**GOAL**: Set down the material below word for word, excluding the pictures.
──────── PROVIDED DATA
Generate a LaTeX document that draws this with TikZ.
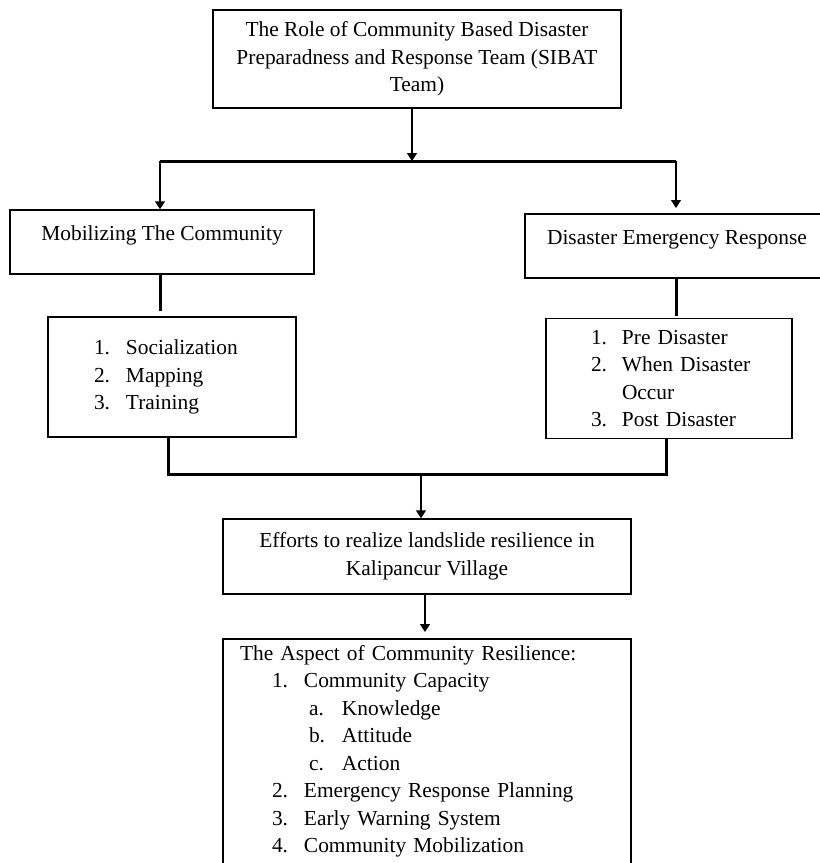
\documentclass[tikz,border=0pt]{standalone}
\usepackage{fontspec}
\setmainfont{Liberation Serif}
\usetikzlibrary{positioning, arrows.meta}
\newcommand{\numitem}[2][16pt]{\makebox[#1][l]{#2}}

\tikzset{
  frame/.style={draw, line width=0.75pt, inner sep=0pt, align=center},
  headbox/.style={frame, minimum width=152pt, minimum height=32pt, text height=15pt, text depth=17pt},
  listbox/.style={frame, align=left, inner xsep=23pt, text width=78pt, minimum height=60pt},
  link/.style={line width=0.75pt, -{Triangle[length=4pt,width=5pt]}},
  bar/.style={line width=1.5pt},
}

\begin{document}
\begin{tikzpicture}[x=0.5pt, y=-0.5pt, font=\fontsize{10.7}{13.75}\selectfont]
  \clip (0,0) rectangle (820,863);
  \node[frame, minimum width=204pt, minimum height=49pt] (role) at (417,59)
    {The Role of Community Based Disaster\\Preparadness and Response Team (SIBAT\\Team)};
  \node[headbox] (mobil) at (162,242) {Mobilizing The Community};
  \node[headbox] (emerg) at (677,246) {Disaster Emergency Response};
  \node[listbox] (mobilist) at (172,377)
    {\numitem{1.}Socialization\\ \numitem{2.}Mapping\\ \numitem{3.}Training};
  \node[listbox, inner xsep=22.5pt] (emerglist) at (669,378.5)
    {\numitem[15.5pt]{1.}\mbox{Pre Disaster}\\ \numitem[15.5pt]{2.}\mbox{When Disaster}\\
     \hspace*{15.5pt}Occur\\ \numitem[15.5pt]{3.}\mbox{Post Disaster}};
  \node[frame, minimum width=204pt, minimum height=37.5pt] (efforts) at (427,556.5)
    {Efforts to realize landslide resilience in\\Kalipancur Village};
  \node[frame, align=left, inner xsep=8.5pt, text width=187pt, minimum height=112.5pt] (aspect) at (427,751.5)
    {The Aspect of Community Resilience:\\
     \hspace*{16pt}\numitem{1.}Community Capacity\\
     \hspace*{34.5pt}\numitem[16.5pt]{a.}Knowledge\\
     \hspace*{34.5pt}\numitem[16.5pt]{b.}Attitude\\
     \hspace*{34.5pt}\numitem[16.5pt]{c.}Action\\
     \hspace*{16pt}\numitem{2.}Emergency Response Planning\\
     \hspace*{16pt}\numitem{3.}Early Warning System\\
     \hspace*{16pt}\numitem{4.}Community Mobilization};

  % connectors
  \coordinate (busM) at (412,161);
  \coordinate (busL) at (160,161);
  \coordinate (busR) at (676,161);
  \coordinate (emergTop) at (676,208);
  \coordinate (mobilEnd) at (160,311);
  \coordinate (emergEnd) at (676,316);
  \coordinate (joinL) at (168,474);
  \coordinate (joinR) at (666,474);
  \coordinate (joinM) at (421,474);
  \coordinate (aspectTop) at (425,632);

  \draw[link] (role.south -| busM) -- (busM);
  \draw[bar] (busL) -- (busR);
  \draw[link] (busL) -- (mobil.north -| busL);
  \draw[link] (busR) -- (emergTop);
  \draw[bar] (mobil.south -| mobilEnd) -- (mobilEnd);
  \draw[bar] (emerg.south -| emergEnd) -- (emergEnd);
  \draw[bar] (mobilist.south -| joinL) -- (joinL) -- (joinR) -- (emerglist.south -| joinR);
  \draw[link] (joinM) -- (efforts.north -| joinM);
  \draw[link] (efforts.south -| aspectTop) -- (aspectTop);
\end{tikzpicture}
\end{document}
────────────────
**RESPONSE FOR THIS EXERCISE**:
Generate a LaTeX document that draws this with TikZ.
\documentclass[tikz,border=0pt]{standalone}
\usepackage{fontspec}
\setmainfont{Liberation Serif}
\usetikzlibrary{positioning, arrows.meta}
\newcommand{\numitem}[2][16pt]{\makebox[#1][l]{#2}}

\tikzset{
  frame/.style={draw, line width=0.75pt, inner sep=0pt, align=center},
  headbox/.style={frame, minimum width=152pt, minimum height=32pt, text height=15pt, text depth=17pt},
  listbox/.style={frame, align=left, inner xsep=23pt, text width=78pt, minimum height=60pt},
  link/.style={line width=0.75pt, -{Triangle[length=4pt,width=5pt]}},
  bar/.style={line width=1.5pt},
}

\begin{document}
\begin{tikzpicture}[x=0.5pt, y=-0.5pt, font=\fontsize{10.7}{13.75}\selectfont]
  \clip (0,0) rectangle (820,863);
  \node[frame, minimum width=204pt, minimum height=49pt] (role) at (417,59)
    {The Role of Community Based Disaster\\Preparadness and Response Team (SIBAT\\Team)};
  \node[headbox] (mobil) at (162,242) {Mobilizing The Community};
  \node[headbox] (emerg) at (677,246) {Disaster Emergency Response};
  \node[listbox] (mobilist) at (172,377)
    {\numitem{1.}Socialization\\ \numitem{2.}Mapping\\ \numitem{3.}Training};
  \node[listbox, inner xsep=22.5pt] (emerglist) at (669,378.5)
    {\numitem[15.5pt]{1.}\mbox{Pre Disaster}\\ \numitem[15.5pt]{2.}\mbox{When Disaster}\\
     \hspace*{15.5pt}Occur\\ \numitem[15.5pt]{3.}\mbox{Post Disaster}};
  \node[frame, minimum width=204pt, minimum height=37.5pt] (efforts) at (427,556.5)
    {Efforts to realize landslide resilience in\\Kalipancur Village};
  \node[frame, align=left, inner xsep=8.5pt, text width=187pt, minimum height=112.5pt] (aspect) at (427,751.5)
    {The Aspect of Community Resilience:\\
     \hspace*{16pt}\numitem{1.}Community Capacity\\
     \hspace*{34.5pt}\numitem[16.5pt]{a.}Knowledge\\
     \hspace*{34.5pt}\numitem[16.5pt]{b.}Attitude\\
     \hspace*{34.5pt}\numitem[16.5pt]{c.}Action\\
     \hspace*{16pt}\numitem{2.}Emergency Response Planning\\
     \hspace*{16pt}\numitem{3.}Early Warning System\\
     \hspace*{16pt}\numitem{4.}Community Mobilization};

  % connectors
  \coordinate (busM) at (412,161);
  \coordinate (busL) at (160,161);
  \coordinate (busR) at (676,161);
  \coordinate (emergTop) at (676,208);
  \coordinate (mobilEnd) at (160,311);
  \coordinate (emergEnd) at (676,316);
  \coordinate (joinL) at (168,474);
  \coordinate (joinR) at (666,474);
  \coordinate (joinM) at (421,474);
  \coordinate (aspectTop) at (425,632);

  \draw[link] (role.south -| busM) -- (busM);
  \draw[bar] (busL) -- (busR);
  \draw[link] (busL) -- (mobil.north -| busL);
  \draw[link] (busR) -- (emergTop);
  \draw[bar] (mobil.south -| mobilEnd) -- (mobilEnd);
  \draw[bar] (emerg.south -| emergEnd) -- (emergEnd);
  \draw[bar] (mobilist.south -| joinL) -- (joinL) -- (joinR) -- (emerglist.south -| joinR);
  \draw[link] (joinM) -- (efforts.north -| joinM);
  \draw[link] (efforts.south -| aspectTop) -- (aspectTop);
\end{tikzpicture}
\end{document}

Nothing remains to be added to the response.